▸ Data extract:
▼

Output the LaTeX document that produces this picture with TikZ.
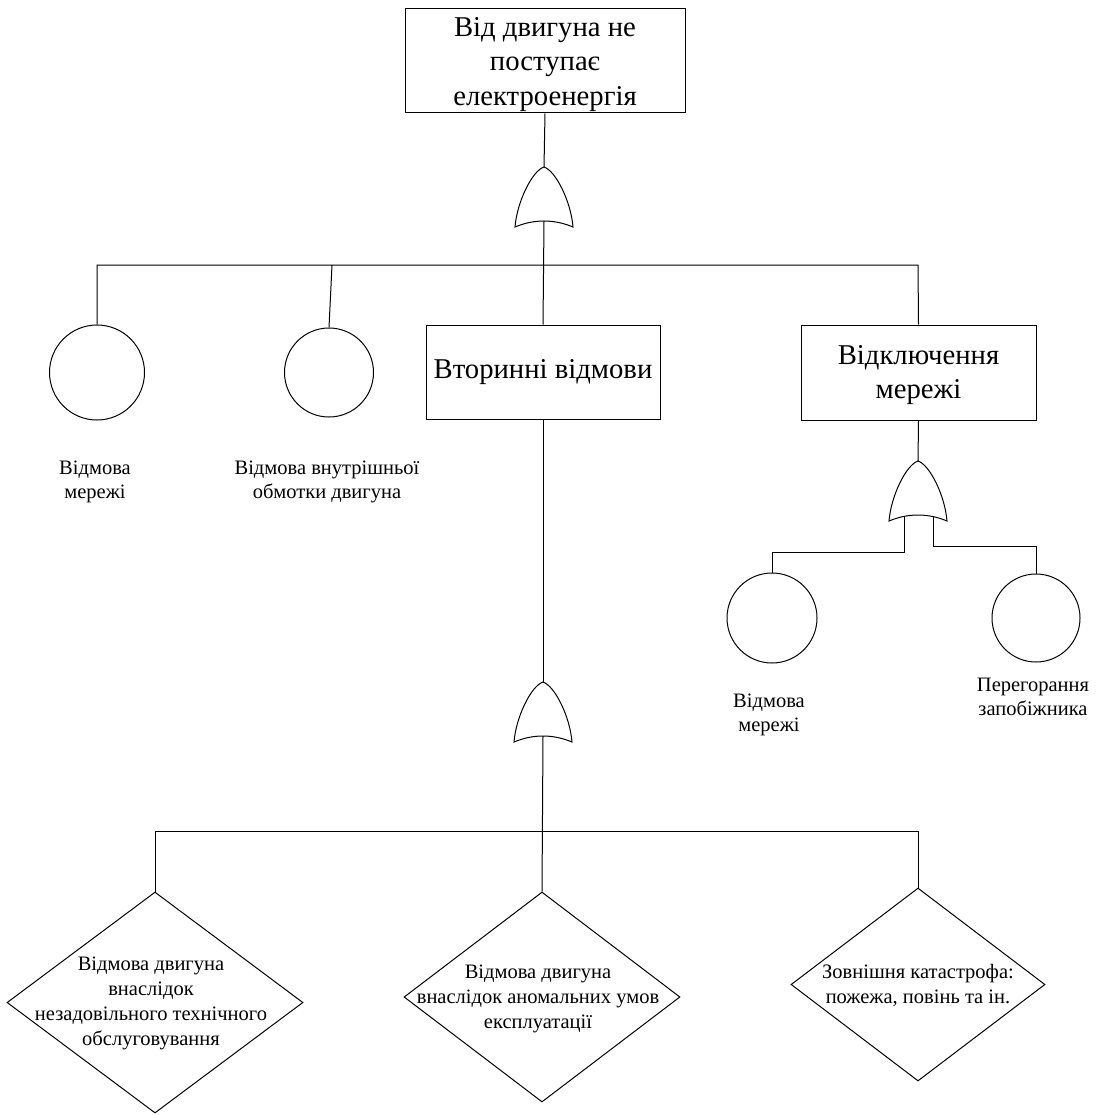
\documentclass[tikz,border=0pt]{standalone}
\usepackage{fontspec}
\newfontfamily\serfnt{Liberation Serif}
\usetikzlibrary{shapes.geometric}
\newcommand\bigfnt{\serfnt\fontsize{28.7}{34.5}\selectfont}
\newcommand\smallfnt{\serfnt\fontsize{20.5}{24}\selectfont}
\newcommand\diafnt{\serfnt\fontsize{20.5}{25}\selectfont}
\tikzset{
  ln/.style={line width=1pt, draw=black},
  box/.style={ln, rectangle, inner sep=0pt, align=center, font=\bigfnt},
  btxt/.style={align=center, inner sep=0pt, anchor=north, font=\bigfnt},
  evt/.style={ln, circle, inner sep=0pt},
  dia/.style={ln, diamond, inner sep=0pt},
  lbl/.style={align=center, inner sep=0pt, anchor=north, font=\smallfnt},
  dtxt/.style={align=center, inner sep=0pt, anchor=north, font=\diafnt},
  orgate/.pic={
    \draw[ln] (-29,60) .. controls (-27,35) and (-12,4) .. (0,0)
              .. controls (12,4) and (27,35) .. (29,60)
              .. controls (10,52) and (-10,52) .. cycle;
    \coordinate (-out) at (0,0);
    \coordinate (-in) at (0,54);
    \coordinate (-inL) at (-14,55.5);
    \coordinate (-inR) at (15,55.5);
  }
}
\begin{document}
\begin{tikzpicture}[x=1pt,y=-1pt]
\useasboundingbox (0,0) rectangle (1097,1115);

% boxes
\node[box, minimum width=280, minimum height=104] (top) at (545,61) {};
\node[btxt] (toptxt) at (545,17) {Від двигуна не\\поступає\\електроенергія};
\node[box, minimum width=234, minimum height=94] (vt) at (543,372)
  {Вторинні відмови};
\node[box, minimum width=235, minimum height=95] (vk) at (918.5,372.5) {};
\node[btxt] (vktxt) at (918.5,345) {Відключення\\мережі};

% gates
\pic (g1) at (544,167) {orgate};
\pic (g2) at (918,461) {orgate};
\pic (g3) at (543,682) {orgate};

% basic events
\node[evt, minimum size=95] (c1) at (97,372.5) {};
\node[evt, minimum size=89] (c2) at (329,372.5) {};
\node[evt, minimum size=90] (c3) at (772,618) {};
\node[evt, minimum size=88] (c4) at (1036,618) {};

\node[lbl] (l1) at (95,461) {Відмова\\мережі};
\node[lbl] (l2) at (327,461) {Відмова внутрішньої\\обмотки двигуна};
\node[lbl] (l3) at (769,694) {Відмова\\мережі};
\node[lbl] (l4) at (1033,678) {Перегорання\\запобіжника};

% undeveloped events
\node[dia, minimum width=296, minimum height=221] (d1) at (155,1002.5) {};
\node[dia, minimum width=276, minimum height=210] (d2) at (542,997) {};
\node[dia, minimum width=254, minimum height=193] (d3) at (918,984.5) {};

\node[dtxt] (t1) at (151,957) {Відмова двигуна\\внаслідок\\незадовільного технічного\\обслуговування};
\node[dtxt] (t2) at (538,965) {Відмова двигуна\\внаслідок аномальних умов\\експлуатації};
\node[dtxt] (t3) at (918,964) {Зовнішня катастрофа:\\пожежа, повінь та ін.};

% connectors
\coordinate (bus1) at (918,265);
\coordinate (tap2) at (332,265);
\coordinate (bus2) at (918,831);

\draw[ln] (top.south) -- (g1-out);
\draw[ln] (g1-in) -- (vt.north);
\draw[ln] (c1.north) |- (bus1) -- (vk.north);
\draw[ln] (tap2) -- (c2.north);

\draw[ln] (vk.south) -- (g2-out);
\draw[ln] (g2-inL) -- ++(0,35.5) -| (c3.north);
\draw[ln] (g2-inR) -- ++(0,29.5) -| (c4.north);

\draw[ln] (vt.south) -- (g3-out);
\draw[ln] (g3-in) -- (d2.north);
\draw[ln] (d1.north) |- (bus2) -- (d3.north);
\end{tikzpicture}
\end{document}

▲

▸ Written instruction:
Each line of the data is to be duplicated exactly; pictures stay out of the copy.

▸ Task response:
Output the LaTeX document that produces this picture with TikZ.
\documentclass[tikz,border=0pt]{standalone}
\usepackage{fontspec}
\newfontfamily\serfnt{Liberation Serif}
\usetikzlibrary{shapes.geometric}
\newcommand\bigfnt{\serfnt\fontsize{28.7}{34.5}\selectfont}
\newcommand\smallfnt{\serfnt\fontsize{20.5}{24}\selectfont}
\newcommand\diafnt{\serfnt\fontsize{20.5}{25}\selectfont}
\tikzset{
  ln/.style={line width=1pt, draw=black},
  box/.style={ln, rectangle, inner sep=0pt, align=center, font=\bigfnt},
  btxt/.style={align=center, inner sep=0pt, anchor=north, font=\bigfnt},
  evt/.style={ln, circle, inner sep=0pt},
  dia/.style={ln, diamond, inner sep=0pt},
  lbl/.style={align=center, inner sep=0pt, anchor=north, font=\smallfnt},
  dtxt/.style={align=center, inner sep=0pt, anchor=north, font=\diafnt},
  orgate/.pic={
    \draw[ln] (-29,60) .. controls (-27,35) and (-12,4) .. (0,0)
              .. controls (12,4) and (27,35) .. (29,60)
              .. controls (10,52) and (-10,52) .. cycle;
    \coordinate (-out) at (0,0);
    \coordinate (-in) at (0,54);
    \coordinate (-inL) at (-14,55.5);
    \coordinate (-inR) at (15,55.5);
  }
}
\begin{document}
\begin{tikzpicture}[x=1pt,y=-1pt]
\useasboundingbox (0,0) rectangle (1097,1115);

% boxes
\node[box, minimum width=280, minimum height=104] (top) at (545,61) {};
\node[btxt] (toptxt) at (545,17) {Від двигуна не\\поступає\\електроенергія};
\node[box, minimum width=234, minimum height=94] (vt) at (543,372)
  {Вторинні відмови};
\node[box, minimum width=235, minimum height=95] (vk) at (918.5,372.5) {};
\node[btxt] (vktxt) at (918.5,345) {Відключення\\мережі};

% gates
\pic (g1) at (544,167) {orgate};
\pic (g2) at (918,461) {orgate};
\pic (g3) at (543,682) {orgate};

% basic events
\node[evt, minimum size=95] (c1) at (97,372.5) {};
\node[evt, minimum size=89] (c2) at (329,372.5) {};
\node[evt, minimum size=90] (c3) at (772,618) {};
\node[evt, minimum size=88] (c4) at (1036,618) {};

\node[lbl] (l1) at (95,461) {Відмова\\мережі};
\node[lbl] (l2) at (327,461) {Відмова внутрішньої\\обмотки двигуна};
\node[lbl] (l3) at (769,694) {Відмова\\мережі};
\node[lbl] (l4) at (1033,678) {Перегорання\\запобіжника};

% undeveloped events
\node[dia, minimum width=296, minimum height=221] (d1) at (155,1002.5) {};
\node[dia, minimum width=276, minimum height=210] (d2) at (542,997) {};
\node[dia, minimum width=254, minimum height=193] (d3) at (918,984.5) {};

\node[dtxt] (t1) at (151,957) {Відмова двигуна\\внаслідок\\незадовільного технічного\\обслуговування};
\node[dtxt] (t2) at (538,965) {Відмова двигуна\\внаслідок аномальних умов\\експлуатації};
\node[dtxt] (t3) at (918,964) {Зовнішня катастрофа:\\пожежа, повінь та ін.};

% connectors
\coordinate (bus1) at (918,265);
\coordinate (tap2) at (332,265);
\coordinate (bus2) at (918,831);

\draw[ln] (top.south) -- (g1-out);
\draw[ln] (g1-in) -- (vt.north);
\draw[ln] (c1.north) |- (bus1) -- (vk.north);
\draw[ln] (tap2) -- (c2.north);

\draw[ln] (vk.south) -- (g2-out);
\draw[ln] (g2-inL) -- ++(0,35.5) -| (c3.north);
\draw[ln] (g2-inR) -- ++(0,29.5) -| (c4.north);

\draw[ln] (vt.south) -- (g3-out);
\draw[ln] (g3-in) -- (d2.north);
\draw[ln] (d1.north) |- (bus2) -- (d3.north);
\end{tikzpicture}
\end{document}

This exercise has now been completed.